Keuangan

POPSI Desak Pemerintah Benahi Penerbitan Kebun Sawit di Kawasan Hutan, Soroti Penafsiran Pasal 33 UUD 1945

Perkumpulan Organisasi Petani Sawit Indonesia (POPSI) mendesak pemerintah untuk menertibkan kebun sawit yang berada di kawasan hutan. Desakan ini bertujuan mencegah ketidakpastian hukum, konflik kepentingan, serta ketimpangan baru di sektor agraria. POPSI juga meminta pemerintah menempatkan Pasal 33 Undang-Undang Dasar (UUD) 1945 secara proporsional, bukan sebagai legitimasi sepihak untuk pengambilalihan usaha produktif rakyat.

Ketua POPSI, Mansuetus Darto, menyoroti penggunaan Pasal 33 UUD 1945 yang kerap dijadikan rujukan utama dalam penertiban dan penyitaan kebun sawit. Menurutnya, praktik tersebut seolah menutup ruang diskusi hukum dan kebijakan yang lebih substantif. Padahal, Mahkamah Konstitusi (MK) telah berulang kali menegaskan bahwa frasa “dikuasai oleh negara” tidak identik dengan negara menjadi pelaku usaha secara langsung.

Dapatkan berita menarik lainnya di mureks.co.id.

“Negara seharusnya bertindak sebagai pengatur, pembuat kebijakan, pengawas, dan penjamin distribusi keadilan. Bukan serta-merta mengambil alih usaha produktif, apalagi ketika status hukumnya belum berkekuatan hukum tetap,” ujar Darto dalam keterangannya, Minggu (28/12/2025).

Darto juga mengkritik praktik pengelolaan kebun sawit hasil sitaan oleh Badan Usaha Milik Negara (BUMN) seperti PT Agrinas Palma Nusantara. Ia menilai langkah ini berpotensi melampaui mandat konstitusional Pasal 33, terutama jika dilakukan tanpa putusan pengadilan yang berkekuatan hukum tetap.
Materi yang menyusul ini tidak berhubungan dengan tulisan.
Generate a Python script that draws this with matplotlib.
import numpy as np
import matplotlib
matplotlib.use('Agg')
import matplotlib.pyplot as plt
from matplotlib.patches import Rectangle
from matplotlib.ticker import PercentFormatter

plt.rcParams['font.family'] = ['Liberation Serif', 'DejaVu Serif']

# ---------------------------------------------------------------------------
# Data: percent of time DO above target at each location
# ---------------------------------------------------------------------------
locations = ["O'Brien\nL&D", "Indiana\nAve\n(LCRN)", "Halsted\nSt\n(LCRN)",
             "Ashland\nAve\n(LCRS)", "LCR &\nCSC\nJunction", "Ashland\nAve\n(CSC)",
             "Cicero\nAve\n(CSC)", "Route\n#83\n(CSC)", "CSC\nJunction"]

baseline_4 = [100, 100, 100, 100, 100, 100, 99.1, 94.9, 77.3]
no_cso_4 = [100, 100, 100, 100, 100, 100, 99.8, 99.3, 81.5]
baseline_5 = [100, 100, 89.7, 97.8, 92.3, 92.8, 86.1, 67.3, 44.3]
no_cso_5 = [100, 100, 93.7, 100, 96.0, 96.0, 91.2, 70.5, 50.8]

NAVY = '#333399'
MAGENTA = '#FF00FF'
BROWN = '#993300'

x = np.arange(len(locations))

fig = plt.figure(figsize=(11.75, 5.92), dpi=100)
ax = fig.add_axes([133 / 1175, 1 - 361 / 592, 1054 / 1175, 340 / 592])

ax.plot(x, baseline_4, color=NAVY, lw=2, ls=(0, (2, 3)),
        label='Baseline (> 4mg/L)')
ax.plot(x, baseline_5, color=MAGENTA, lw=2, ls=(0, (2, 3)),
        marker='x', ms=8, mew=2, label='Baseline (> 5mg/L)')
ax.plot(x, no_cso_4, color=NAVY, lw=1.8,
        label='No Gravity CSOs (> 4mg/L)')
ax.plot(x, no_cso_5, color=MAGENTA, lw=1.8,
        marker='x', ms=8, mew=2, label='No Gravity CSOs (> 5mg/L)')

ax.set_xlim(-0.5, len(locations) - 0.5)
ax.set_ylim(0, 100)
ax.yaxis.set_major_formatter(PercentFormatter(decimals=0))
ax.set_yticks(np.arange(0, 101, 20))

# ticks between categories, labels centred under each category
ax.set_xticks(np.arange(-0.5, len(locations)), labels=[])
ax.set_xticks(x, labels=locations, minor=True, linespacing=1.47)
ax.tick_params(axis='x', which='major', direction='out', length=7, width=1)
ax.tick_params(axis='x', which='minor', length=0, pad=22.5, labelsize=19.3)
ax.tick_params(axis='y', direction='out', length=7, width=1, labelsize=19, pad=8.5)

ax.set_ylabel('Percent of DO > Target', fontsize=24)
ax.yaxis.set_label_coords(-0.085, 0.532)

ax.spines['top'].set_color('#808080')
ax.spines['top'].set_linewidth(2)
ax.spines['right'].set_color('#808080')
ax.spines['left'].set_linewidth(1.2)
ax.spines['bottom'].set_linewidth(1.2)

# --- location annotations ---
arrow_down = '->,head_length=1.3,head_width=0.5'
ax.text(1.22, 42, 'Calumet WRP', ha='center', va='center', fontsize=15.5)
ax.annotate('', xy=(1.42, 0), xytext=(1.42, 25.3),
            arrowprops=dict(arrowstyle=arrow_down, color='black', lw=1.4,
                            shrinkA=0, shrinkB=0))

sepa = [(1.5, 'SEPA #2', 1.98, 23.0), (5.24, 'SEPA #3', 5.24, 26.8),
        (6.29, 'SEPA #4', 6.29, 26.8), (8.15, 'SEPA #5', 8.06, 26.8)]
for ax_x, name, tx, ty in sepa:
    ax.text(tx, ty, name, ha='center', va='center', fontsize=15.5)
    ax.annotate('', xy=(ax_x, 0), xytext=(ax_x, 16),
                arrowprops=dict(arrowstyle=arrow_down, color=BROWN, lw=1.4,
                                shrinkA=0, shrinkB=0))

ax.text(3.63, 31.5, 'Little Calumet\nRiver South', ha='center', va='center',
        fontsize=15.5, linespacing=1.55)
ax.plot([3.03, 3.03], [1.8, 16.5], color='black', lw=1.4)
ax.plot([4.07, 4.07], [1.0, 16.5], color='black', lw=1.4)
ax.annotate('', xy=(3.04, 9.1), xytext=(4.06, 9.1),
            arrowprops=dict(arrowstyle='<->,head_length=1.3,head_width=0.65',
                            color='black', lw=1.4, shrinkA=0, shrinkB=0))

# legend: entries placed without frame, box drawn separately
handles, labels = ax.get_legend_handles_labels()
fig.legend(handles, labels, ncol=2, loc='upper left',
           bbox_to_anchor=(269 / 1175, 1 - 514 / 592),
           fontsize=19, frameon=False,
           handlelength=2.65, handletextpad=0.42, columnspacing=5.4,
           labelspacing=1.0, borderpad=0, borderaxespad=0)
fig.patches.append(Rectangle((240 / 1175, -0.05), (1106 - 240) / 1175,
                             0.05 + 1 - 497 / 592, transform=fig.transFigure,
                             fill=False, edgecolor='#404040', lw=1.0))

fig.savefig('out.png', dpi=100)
Data per 1 Oktober 2025 menunjukkan, Satuan Tugas (Satgas) Penertiban Kawasan Hutan (PKH) telah menyita sekitar 3,4 juta hektar lahan sawit yang dinilai masuk kawasan hutan. Dari jumlah tersebut, 1,5 juta hektar lahan sawit telah diserahkan pengelolaannya kepada PT Agrinas Palma Nusantara. Sementara itu, para petani sawit saat ini menguasai 6,94 juta hektar dari total 16,38 juta hektar lahan sawit di Indonesia, atau hampir sepertiga dari keseluruhan lahan.
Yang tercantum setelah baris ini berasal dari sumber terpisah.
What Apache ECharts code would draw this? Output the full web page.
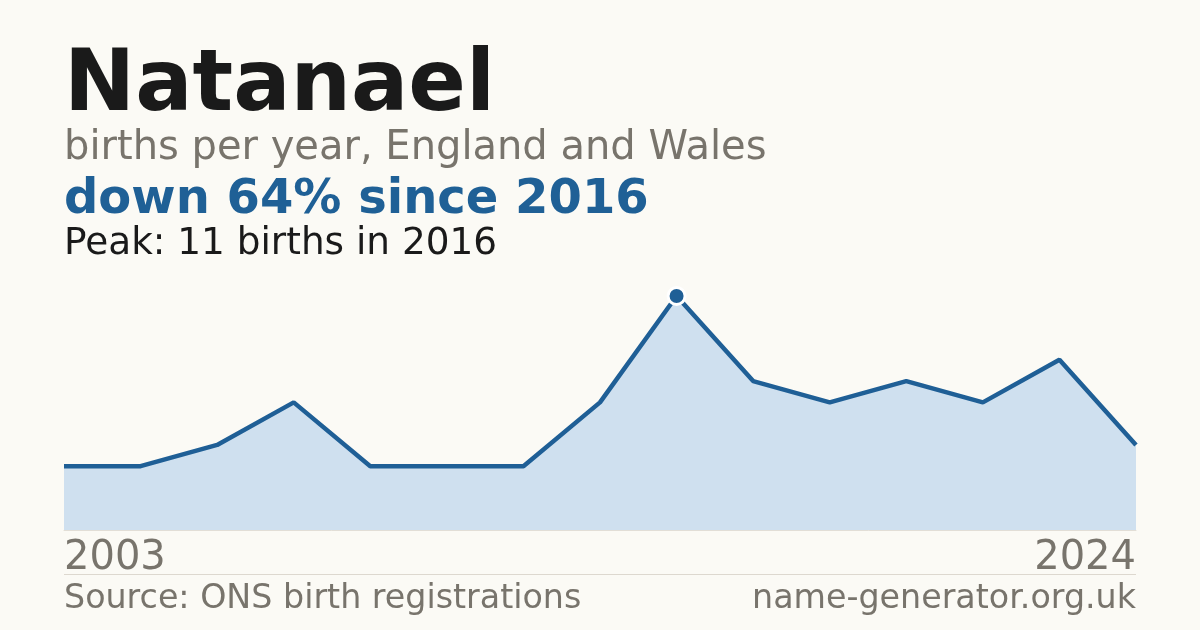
<!DOCTYPE html>
<html>
<head>
<meta charset="utf-8">
<script src="https://cdn.jsdelivr.net/npm/echarts@6/dist/echarts.min.js"></script>
<style>
html,body{margin:0;padding:0;background:#fbfaf5;}
#c{width:1200px;height:630px;}
</style>
</head>
<body>
<div id="c"></div>
<script>
const years = ['2003','2004','2005','2006','2008','2010','2013','2015','2016','2017','2018','2019','2020','2022','2024'];
const births = [3,3,4,6,3,3,3,6,11,7,6,7,6,8,4];
const titleText = 'Natanael';
const subtitleText = 'births per year, England and Wales';
const headlineText = 'down 64% since 2016';
const peakText = 'Peak: 11 births in 2016';
const sourceText = 'Source: ONS birth registrations';
const siteText = 'name-generator.org.uk';

const peakIdx = births.indexOf(Math.max(...births));
const lineColor = '#1f5f96';
const grey = '#78746c';
const font = 'DejaVu Sans';

const chart = echarts.init(document.getElementById('c'), null, {renderer:'canvas'});
chart.setOption({
  backgroundColor: '#fbfaf5',
  animation: false,
  grid: {left:64, right:64, top:296, bottom:100, containLabel:false},
  xAxis: {
    type:'category', data: years, boundaryGap:false,
    axisLine:{show:true, lineStyle:{color:'#e2ded6', width:1}},
    axisTick:{show:false}, splitLine:{show:false},
    axisLabel:{
      show:true, fontFamily:font, fontSize:40, color:grey, margin:9,
      interval:(i)=> i===0 || i===years.length-1,
      alignMinLabel:'left', alignMaxLabel:'right',
      showMinLabel:true, showMaxLabel:true
    }
  },
  yAxis: {type:'value', min:0, max:11, show:false, splitLine:{show:false}},
  series: [{
    type:'line',
    data: births.map((v,i)=> i===peakIdx ? {value:v, symbol:'circle', symbolSize:17, itemStyle:{color:lineColor, borderColor:'#ffffff', borderWidth:3}} : {value:v, symbol:'none'}),
    showSymbol:true,
    lineStyle:{color:lineColor, width:4.5},
    itemStyle:{color:lineColor},
    areaStyle:{color:'#cfe0ef', opacity:1},
    z:3
  }],
  graphic: [
    {type:'text', x:64, y:88, style:{text:titleText, fontFamily:font, fontWeight:'bold', fontSize:85, fill:'#1a1a1a', verticalAlign:'middle'}},
    {type:'text', x:64, y:149, style:{text:subtitleText, fontFamily:font, fontSize:40, fill:grey, verticalAlign:'middle'}},
    {type:'text', x:64, y:201, style:{text:headlineText, fontFamily:font, fontWeight:'bold', fontSize:48, fill:'#1f6096', verticalAlign:'middle'}},
    {type:'text', x:64, y:244, style:{text:peakText, fontFamily:font, fontSize:37.4, fill:'#1a1a1a', verticalAlign:'middle'}},
    {type:'line', shape:{x1:64, y1:574.5, x2:1136, y2:574.5}, style:{stroke:'#ddd8cf', lineWidth:1}},
    {type:'text', x:64, y:599, style:{text:sourceText, fontFamily:font, fontSize:33.3, fill:grey, verticalAlign:'middle'}},
    {type:'text', x:1136, y:599, style:{text:siteText, fontFamily:font, fontSize:33.3, fill:grey, verticalAlign:'middle', align:'right'}}
  ]
});
</script>
</body>
</html>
Sorotan Konflik Kepentingan dan Kebijakan Pemutihan

Darto menjelaskan, masih banyak kebun sawit yang status lahannya belum ditetapkan secara definitif. Ia juga menyoroti adanya ruang pemutihan yang dibuka oleh pemerintah, yang secara logis menunjukkan bahwa keberadaan sawit di kawasan hutan tidak selalu serta-merta salah.

“Kalau memang salah, mengapa diputihkan? Ini menunjukkan negara masih mengoreksi kebijakannya sendiri. Maka tidak tepat jika di saat statusnya masih sengketa, negara langsung mengelola dan menikmati hasil kebun tersebut,” tegasnya.

Darto menekankan pentingnya keberlanjutan hak petani sebagai pelaku ekonomi, bahkan ketika kebun sawit sitaan tetap diproduksikan oleh BUMN. “Petani seharusnya tetap menjadi pengelola kebun, dengan kewajiban perizinan dan pemulihan lingkungan. Negara hadir memastikan tata kelola, bukan menggantikan petani sebagai pelaku usaha,” lanjutnya.

Terkait Peraturan Menteri Kehutanan (Permenhut) Nomor 20 Tahun 2025, Darto menilai regulasi tersebut hanya akan efektif jika disertai transparansi, partisipasi publik, serta mekanisme keberatan yang diakui negara.